La Rusia de Borís Yeltsin y Europa
¿CHICAGO AÑOS treinta? ¿La República de Weimar a punto de rendirse ante el nazismo? Un imperio, en cualquier caso, en descomposición, que aún no ha hallado su camino de regreso a las instancias de la geopolítica mundial.Algo de todo ello se da en la Rusia de Borís Yeltsin, donde el Estado soviético, torpe, ineficaz, pero magramente suficiente para que cada cosa estuviera en su sitio, se ha visto sucedido por un magma sin poderes, vástago del caos. Rusia pugna hoy de nuevo por ser, como en su primera emergencia en la escena mundial con ocasión de las guerras napoleónicas. Y de que esa reconstrucción se haga de una u otra manera depende en buena parte el futuro del continente europeo.
Esta situación de cuarteamiento del poder, que se refugia en capas a medida que se profundiza en las estructuras del nuevo Estado ruso, se expresa perfectamente en la incompatibilidad aparente de declaraciones y acciones de los mandatarios de Moscú. Mientras el ministro de Exteriores, Andréi Kozirev, anunciaba hace unas semanas el deseo de Moscú de negociar con la OTAN un estatuto de asociación, en su misma capital se le desmentía, asegurando que sólo la plena entrada en la organización sería aceptable, para días, horas después acabar resignándose al ingreso en la Asociación por la Paz, especie de catecumenado otánico en el que nada se promete al adherente, salvo que se le tendrá en cuenta el día que su ingreso sea viable.
La Rusia del presidente Yeltsin necesita la homologación política, la ayuda material de Occidente, y eso, que nadie ignora en Moscú, hace que a cada declaración de independencia política -el apoyo a Serbia, por ejemplo, en la crisis de los Balcanes- siga una claudicación ante los ofrecimientos mucho más modestos de la cooperación occidental.
Una visión optimista del fenómeno argumentaría que todo es una necesaria componenda de política interior, que mientras los representantes exteriores de Rusia pactan modestas soluciones de acoplamiento al sistema mundial, es preciso que Yeltsin o el primer ministro, Víktor Chenomirdin, aplaquen el sentimiento nacionalista con exhortaciones al paneslavismo más desaforado. Pero, probablemente, no es así, y nos hallemos ante una incapacidad de construcción del ideal. El magma es lo que hay, no el fracaso de una idea superior.

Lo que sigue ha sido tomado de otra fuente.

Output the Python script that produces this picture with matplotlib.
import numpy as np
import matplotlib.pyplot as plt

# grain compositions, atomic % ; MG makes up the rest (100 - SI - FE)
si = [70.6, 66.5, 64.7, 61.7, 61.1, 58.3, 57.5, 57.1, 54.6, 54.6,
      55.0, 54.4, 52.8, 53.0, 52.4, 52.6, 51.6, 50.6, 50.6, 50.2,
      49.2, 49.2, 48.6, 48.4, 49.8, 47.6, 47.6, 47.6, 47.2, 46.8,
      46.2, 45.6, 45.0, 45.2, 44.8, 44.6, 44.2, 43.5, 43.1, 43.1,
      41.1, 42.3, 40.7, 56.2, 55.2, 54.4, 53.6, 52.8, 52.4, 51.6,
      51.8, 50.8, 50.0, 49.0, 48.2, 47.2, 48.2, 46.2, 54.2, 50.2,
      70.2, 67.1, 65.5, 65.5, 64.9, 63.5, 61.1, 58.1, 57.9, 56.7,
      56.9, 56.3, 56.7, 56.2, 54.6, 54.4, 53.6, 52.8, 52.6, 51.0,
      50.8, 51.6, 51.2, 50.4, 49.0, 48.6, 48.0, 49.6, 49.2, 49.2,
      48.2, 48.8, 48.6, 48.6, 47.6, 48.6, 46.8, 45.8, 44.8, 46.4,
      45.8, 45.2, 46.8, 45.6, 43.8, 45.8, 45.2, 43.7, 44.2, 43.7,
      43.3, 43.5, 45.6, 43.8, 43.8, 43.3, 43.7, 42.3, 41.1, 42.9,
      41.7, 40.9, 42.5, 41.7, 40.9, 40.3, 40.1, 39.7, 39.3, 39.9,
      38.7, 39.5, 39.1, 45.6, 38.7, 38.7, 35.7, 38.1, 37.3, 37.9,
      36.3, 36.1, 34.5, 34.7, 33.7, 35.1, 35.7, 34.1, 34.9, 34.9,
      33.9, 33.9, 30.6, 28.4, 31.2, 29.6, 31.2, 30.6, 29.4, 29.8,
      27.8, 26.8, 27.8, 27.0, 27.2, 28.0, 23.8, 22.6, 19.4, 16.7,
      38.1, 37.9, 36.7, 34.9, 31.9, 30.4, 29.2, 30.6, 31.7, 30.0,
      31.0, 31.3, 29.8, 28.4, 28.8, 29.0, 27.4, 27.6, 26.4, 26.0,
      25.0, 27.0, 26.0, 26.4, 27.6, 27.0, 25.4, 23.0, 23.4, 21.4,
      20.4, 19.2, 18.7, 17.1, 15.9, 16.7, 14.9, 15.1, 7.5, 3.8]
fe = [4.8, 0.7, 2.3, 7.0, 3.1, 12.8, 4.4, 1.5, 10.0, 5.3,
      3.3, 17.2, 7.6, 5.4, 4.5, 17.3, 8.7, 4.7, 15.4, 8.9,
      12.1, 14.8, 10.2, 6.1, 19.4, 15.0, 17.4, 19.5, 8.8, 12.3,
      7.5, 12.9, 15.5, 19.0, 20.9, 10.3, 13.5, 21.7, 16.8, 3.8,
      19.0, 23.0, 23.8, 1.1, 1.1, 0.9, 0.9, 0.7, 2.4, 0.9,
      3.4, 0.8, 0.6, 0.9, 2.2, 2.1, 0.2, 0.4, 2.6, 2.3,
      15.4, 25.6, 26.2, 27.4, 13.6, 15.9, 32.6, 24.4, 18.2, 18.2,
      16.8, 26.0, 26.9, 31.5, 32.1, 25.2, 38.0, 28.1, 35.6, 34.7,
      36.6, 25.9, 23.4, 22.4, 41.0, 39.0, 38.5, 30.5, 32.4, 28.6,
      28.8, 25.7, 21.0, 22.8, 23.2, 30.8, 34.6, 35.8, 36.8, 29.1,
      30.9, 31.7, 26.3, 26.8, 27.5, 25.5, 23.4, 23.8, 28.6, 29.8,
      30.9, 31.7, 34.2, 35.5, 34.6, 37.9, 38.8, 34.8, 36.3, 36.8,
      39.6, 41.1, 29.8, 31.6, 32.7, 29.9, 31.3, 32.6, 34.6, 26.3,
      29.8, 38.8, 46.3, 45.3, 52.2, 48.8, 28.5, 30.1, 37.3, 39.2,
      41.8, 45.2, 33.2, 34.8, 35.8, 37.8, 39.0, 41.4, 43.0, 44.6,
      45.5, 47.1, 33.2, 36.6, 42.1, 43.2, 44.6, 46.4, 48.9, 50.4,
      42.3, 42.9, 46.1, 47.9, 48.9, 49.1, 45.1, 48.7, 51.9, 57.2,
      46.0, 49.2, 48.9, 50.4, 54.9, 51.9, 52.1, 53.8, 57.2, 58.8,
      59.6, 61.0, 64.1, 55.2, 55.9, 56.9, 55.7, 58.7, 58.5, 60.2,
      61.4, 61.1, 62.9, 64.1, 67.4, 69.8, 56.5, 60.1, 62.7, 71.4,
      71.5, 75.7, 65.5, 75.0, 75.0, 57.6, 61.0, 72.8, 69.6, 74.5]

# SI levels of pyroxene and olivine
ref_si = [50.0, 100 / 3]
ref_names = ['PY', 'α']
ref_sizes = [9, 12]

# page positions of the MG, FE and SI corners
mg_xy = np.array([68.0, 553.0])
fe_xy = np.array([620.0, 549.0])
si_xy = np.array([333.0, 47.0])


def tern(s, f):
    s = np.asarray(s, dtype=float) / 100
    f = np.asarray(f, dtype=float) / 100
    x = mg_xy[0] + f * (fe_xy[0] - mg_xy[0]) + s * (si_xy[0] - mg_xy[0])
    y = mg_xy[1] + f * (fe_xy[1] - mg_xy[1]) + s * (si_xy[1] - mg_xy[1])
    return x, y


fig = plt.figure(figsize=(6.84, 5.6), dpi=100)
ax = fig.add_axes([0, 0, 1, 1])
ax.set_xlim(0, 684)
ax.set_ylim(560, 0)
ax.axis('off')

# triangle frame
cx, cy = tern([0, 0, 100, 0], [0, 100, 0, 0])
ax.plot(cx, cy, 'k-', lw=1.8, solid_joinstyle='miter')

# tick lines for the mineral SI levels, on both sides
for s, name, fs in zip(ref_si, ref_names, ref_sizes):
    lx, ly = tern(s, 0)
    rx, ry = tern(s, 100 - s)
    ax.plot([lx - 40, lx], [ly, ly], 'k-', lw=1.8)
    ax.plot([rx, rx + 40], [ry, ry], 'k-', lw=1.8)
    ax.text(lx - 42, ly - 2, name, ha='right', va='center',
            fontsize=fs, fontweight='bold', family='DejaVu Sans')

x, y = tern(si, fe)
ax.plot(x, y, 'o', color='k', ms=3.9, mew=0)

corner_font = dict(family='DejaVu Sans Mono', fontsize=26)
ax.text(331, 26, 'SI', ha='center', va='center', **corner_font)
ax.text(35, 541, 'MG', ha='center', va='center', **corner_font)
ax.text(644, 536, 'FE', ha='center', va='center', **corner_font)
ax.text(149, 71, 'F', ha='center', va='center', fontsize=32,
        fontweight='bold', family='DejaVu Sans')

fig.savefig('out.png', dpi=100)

Pero de la misma forma que Rusia necesita a Occidente, la Unión Europea no puede construirse con un adversario, o incluso una incógnita gigantesca, ante su mismo umbral. Si se plantea algún tipo de acercamiento a la UE de los principales países de la Europa oriental, como Polonia, Hungría y los dos pedazos de lo que fue Checoslovaquia, igualmente habrá que incluir a Rusia en esos proyectos de futuro.
Europa no necesita elegir a caballos ganadores en la constelación política de Rusia, puesto que eso conllevaría un grave riesgo de personalización de las apuestas, sino, simplemente, recompensar al Estado por su deseo probado de integrarse en la Europa del futuro. Si encuentra una Europa que le sea útil, Rusia se europeizará.
La eterna querella entre occidentalistas y nacionalistas paneslavos se resolverá en favor de los primeros en la medida en que la UE sepa vencer todas las tentaciones de debilitar a Rusia cortándola de su hinterland político en Europa oriental. Los pasos dados hasta la fecha con la integración de Rusia en la Asociación por la Paz, aun no accediendo a todas las peticiones de Moscú, son positivos, pero cualquier movimiento que permita suponer a la clase política rusa que no se trata a su país como una primera potencia será un tremendo error.
Por todo ello, tanto Estados Unidos como la Unión harán bien en pensar que, igual en los Balcanes como en la ampliación de la Comunidad hacia el Este, todo lo que se haga a espaldas de Moscú hipoteca el futuro de una relación sin la que no será posible pensar Europa. Aquella, del Atlántico a los Urales, que vaticinó un día, hace más de 30 años, un profeta llamado Charles de Gaulle.